So. Drayton’s losing money and is threatening to sell the club if there’s a strike. Well he better get his e-bay posting ready, because here it comes folks.
Did anyone hear Richard Justice on 610AM today (7/17)? Apparently, the owners vs. players meetings have been so bad that at one point a players’ rep. (not Fehr) and an owner (Angelos I think he said) got into it pretty hard and started f-bombing each other. The players’ rep. stormed out of the room and had to be calmed down.
The owners say that they’ve put a comprehensive offer to the players, but have heard nothing. The players’ reps say that they’ve made concessions to the owners, but aren’t getting any feedback. The players are making Selig the issue; the owners are making steroids the issue. Bud wants to tour the locker rooms because he doesn’t trust Fehr’s boys to be disseminating the correct information (no one has yet suggested that he wants to tour because he misses getting to see the players naked).
It’s Armageddon time, people. Grab yer ankles and kiss MLB goodbye.
Be Careful What You Wish For
As for Drayton, he’s lost money? WFW!!!! He bought the club for about $90mm (after he unloaded some Astrodome area property that came with it). If the Expos can be contracted for $250mm (IIRC), what’s the value of one of the most successful (regular season) clubs over the last 10 years which has a state-of-the-art flip-top downtown ballpark with a $180mm naming rights deal in the 4th largest city in the US which draws about 3,000,000 arses in seats per year who go to see some fabulous young talent that’s gathered from the best minor league system in the majors?
I’d say that $400mm would be a bargain. That’s a growth of $310mm, or circa 450% in less than 10 years to put against his alleged operating losses. And until someone not called Arthur Anderson audits the books, I won’t trust the figures. There’s all sorts of things Drayton can do to show a loss without actually lying. Does he include all the receipts from associated businesses? Did he exclude the tax benefit derived from the depreciation of players’ salaries? Until we know such things, his losses, to me, will be nothing more than unsubstantiated propaganda.

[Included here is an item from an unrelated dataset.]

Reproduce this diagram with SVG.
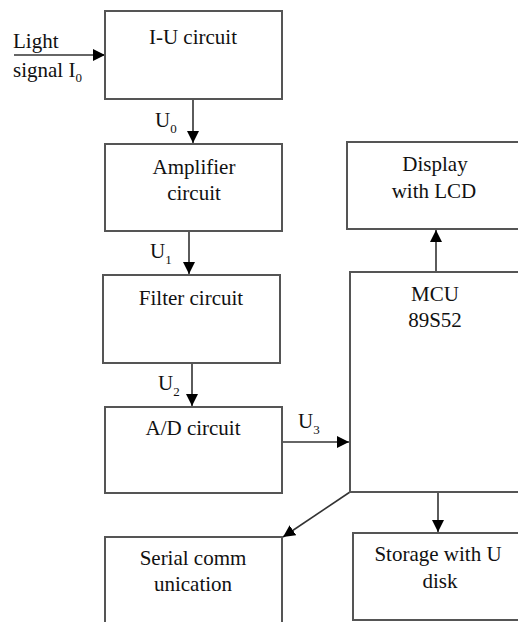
<svg xmlns="http://www.w3.org/2000/svg" width="518" height="622" viewBox="0 0 518 622">
<defs>
<style>
.box{fill:#fff;stroke:#555;stroke-width:2}
.t{font-family:"Liberation Serif","Times New Roman","DejaVu Serif",serif;font-size:21px;fill:#111;text-anchor:middle}
.l{font-family:"Liberation Serif","Times New Roman","DejaVu Serif",serif;font-size:21px;fill:#111}
.sub{font-size:13px}
.c{stroke:#333;stroke-width:1.6;fill:none;marker-end:url(#ah)}
</style>
<marker id="ah" markerUnits="userSpaceOnUse" markerWidth="12" markerHeight="12" viewBox="0 0 12 12" refX="12" refY="6" orient="auto">
<path d="M0,0 L12,6 L0,12 Z" fill="#000"/>
</marker>
</defs>
<rect width="518" height="622" fill="#fff"/>
<g id="connectors">
<line class="c" x1="14" y1="55" x2="105" y2="55"/>
<line class="c" x1="193" y1="99" x2="193" y2="143"/>
<line class="c" x1="189" y1="231" x2="189" y2="274"/>
<line class="c" x1="192" y1="363" x2="192" y2="406"/>
<line class="c" x1="282" y1="442" x2="349" y2="442"/>
<line class="c" x1="436" y1="272" x2="436" y2="230"/>
<line class="c" x1="350" y1="492" x2="283" y2="537"/>
<line class="c" x1="438" y1="492" x2="438" y2="532"/>
<text class="l" x="13" y="48">Light</text>
<text class="l" x="13" y="77">signal I<tspan class="sub" dy="5">0</tspan></text>
<text class="l" x="155" y="127">U<tspan class="sub" dy="6">0</tspan></text>
<text class="l" x="150" y="258">U<tspan class="sub" dy="6">1</tspan></text>
<text class="l" x="158" y="390">U<tspan class="sub" dy="6">2</tspan></text>
<text class="l" x="298" y="428">U<tspan class="sub" dy="6">3</tspan></text>
</g>
<g id="iu">
<rect class="box" x="105" y="11" width="177" height="88"/>
<text class="t" x="193" y="44">I-U circuit</text>
</g>
<g id="amp">
<rect class="box" x="105" y="144" width="177" height="87"/>
<text class="t" x="194" y="174">Amplifier</text>
<text class="t" x="194" y="200">circuit</text>
</g>
<g id="filter">
<rect class="box" x="103" y="275" width="177" height="88"/>
<text class="t" x="191" y="305">Filter circuit</text>
</g>
<g id="ad">
<rect class="box" x="105" y="407" width="177" height="86"/>
<text class="t" x="193" y="435">A/D circuit</text>
</g>
<g id="mcu">
<rect class="box" x="350" y="272" width="200" height="220"/>
<text class="t" x="435" y="301">MCU</text>
<text class="t" x="435" y="327">89S52</text>
</g>
<g id="display">
<rect class="box" x="347" y="142" width="200" height="87"/>
<text class="t" x="435" y="171">Display</text>
<text class="t" x="434" y="198">with LCD</text>
</g>
<g id="serial">
<rect class="box" x="105" y="537" width="177" height="100"/>
<text class="t" x="193" y="565">Serial comm</text>
<text class="t" x="193" y="591">unication</text>
</g>
<g id="storage">
<rect class="box" x="353" y="533" width="200" height="87"/>
<text class="t" x="438" y="561">Storage with U</text>
<text class="t" x="440" y="588">disk</text>
</g>
</svg>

And then…how much of the publicised loss relates directly to revenue lost during the last work stoppage? It’s still money out of his pocket, but it’s not money that’s lost in the normal course of bidness. Wait a minute, this is baseball. Strikes *are* the normal course of bidness, because it’s run by idiots.
The problem with Drayton selling the team is that for every baseball savvy owner, there’s 10 idiots the likes of Angelos, Loria, Pohlad or Hicks with enough money to buy it and no idea what to do with it. Or worse, maybe they think they know, and will simply fuck it up anyway.
You Make the Call
The sunny-side-up view of this is that a strike is averted, the owners agree to meaningful revenue sharing while the players agree to salary controls. Drayton’s conservative approach coupled with Hunsicker’s uncanny ability to extract value from trades will have the Astros vying for honors in an exciting, competitive baseball world.
Alternatively, the players can strike, there’s no stretch drive, playoffs or world series. The owners cave around Autumn 2003, after which the Yankees and Dodgers gorvell all the decent free agents and go on to meet in the next 5 consecutive World Series. Drayton sells the team to Ken Lay’s lawyer (who has now made more money than God) and he snaps up the free agent dregs for way too much money, runs the franchise into the ground and agrees to be contracted in 2007, just prior to the next work stoppage.
I know I don’t favour the sunny side up view. I’m leaning towards over easy…with the yolks broken.